As the Company has not yet filed its Quarterly Report on Form 10-Q for the three months ended March 31, 2024 (the “Q1 2024 10-Q”), its Quarterly Report on Form 10-Q for the three months ended September 30, 2023 (the “Q3 2023 10-Q”), its Quarterly Report on Form 10-Q for the three months ended June 30, 2023 (the “Q2 2023 10-Q”) or its Annual Report on Form 10-K for the year ended December 31, 2023 (the “2023 Annual Report” and, together with the Q1 2024 10-Q, Q3 2023 10-Q and Q2 2023 10-Q, the “Delinquent Reports”), and because the restatement process remains ongoing, the Company is unable to file its Q2 2024 10-Q at this time.
As previously disclosed, on August 6, 2024, the Company received a notice from the Nasdaq Hearings Panel indicating that, because the Company did not file the Delinquent Reports by the August 5, 2024 deadline, (i) the Company is not in compliance with the timely filing requirement for continued listing under Nasdaq Listing Rule 5250(c)(1), (ii) trading of the Company’s securities would be suspended on August 8, 2024, and (iii) Nasdaq would commence delisting procedures.
Although the Company cannot at this time estimate when it will file its restated financial statements or the Delinquent Reports, it is diligently pursuing completion of the restatements and intends to make such filings as soon as reasonably practicable.
The description of the restatements and accounting errors above is unaudited and subject to further change in connection with the ongoing completion of the restatements.
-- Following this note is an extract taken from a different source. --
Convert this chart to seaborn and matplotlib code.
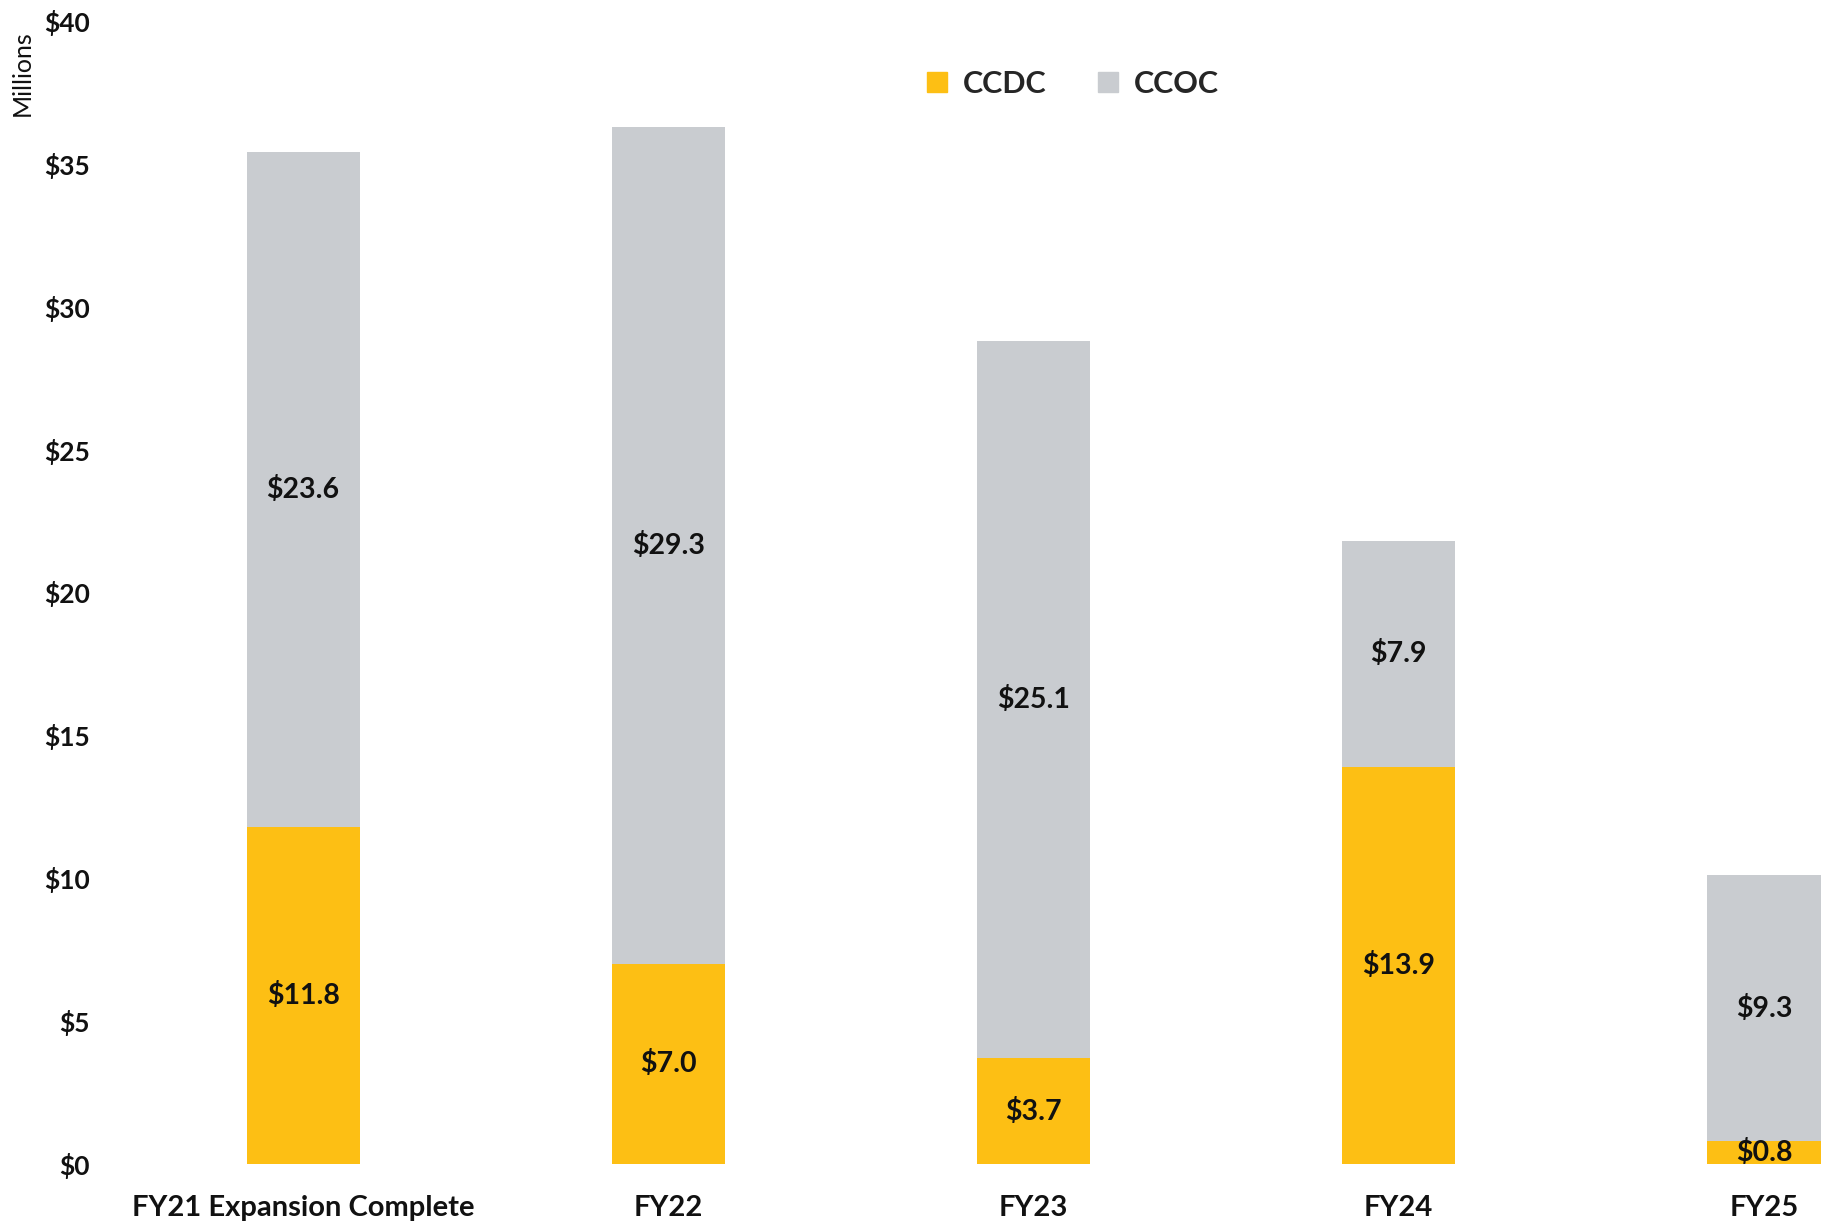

Accordingly, there can be no assurance as to the actual effects of the restatements or that the Company will not determine to restate any financial statements other than the Affected Financial Statements or with respect to any additional accounting errors.
 
PART IV - OTHER INFORMATION
(1)Name and telephone number of person to contact in regard to this notification:
 
Misty Kawecki (469) 
327-1531
(Name) (Area Code) (Telephone Number)
 
(2)Have all other periodic reports required under Section 13 or 15(d) of the Securities Exchange Act of 1934 or Section 30 of the Investment Company Act of 1940 during the preceding 12 months or for such shorter period that the registrant was required to file such report(s) been filed? If the answer is no, identify report(s).
 
o Yes x No
The Company’s Quarterly Report on Form 10-Q for the three months ended June 30, 2023
Quarterly Report on Form 10-Q for the three months ended September 30, 2023
Annual Report on Form 10-K for the year ended December 31, 2023
Quarterly Report on Form 10-Q for the three months ended March 31, 2024

(3)Is it anticipated that any significant change in results of operations from the corresponding period for the last fiscal year will be reflected by the earnings statements to be included in the subject report or portion thereof?
 
x Yes  o No
 If so, attach an explanation of the anticipated change, both narratively and quantitatively, and, if appropriate, state the reasons why a reasonable estimate of the results cannot be made.
As a result of the restatement process described above, the Company has not filed the Q2 2023 10-Q. Accordingly, the Company cannot at this time provide an estimate of the anticipated changes in its results of operations for the three and six months ended June 30, 2024 compared to its results of operations for the three and six months ended June 30, 2023.



 
DZS Inc.
(Name of Registrant as Specified in Charter)
 has caused this notification to be signed on its behalf by the undersigned hereunto duly authorized.
Date:August 12, 2024 By:/s/ Misty Kawecki 
    
Misty Kawecki
Chief Financial Officer
 
 

 
   
 
ATTENTION
Intentional misstatements or omissions of fact constitute Federal Criminal Violations (See 18 U.S.C. 1001).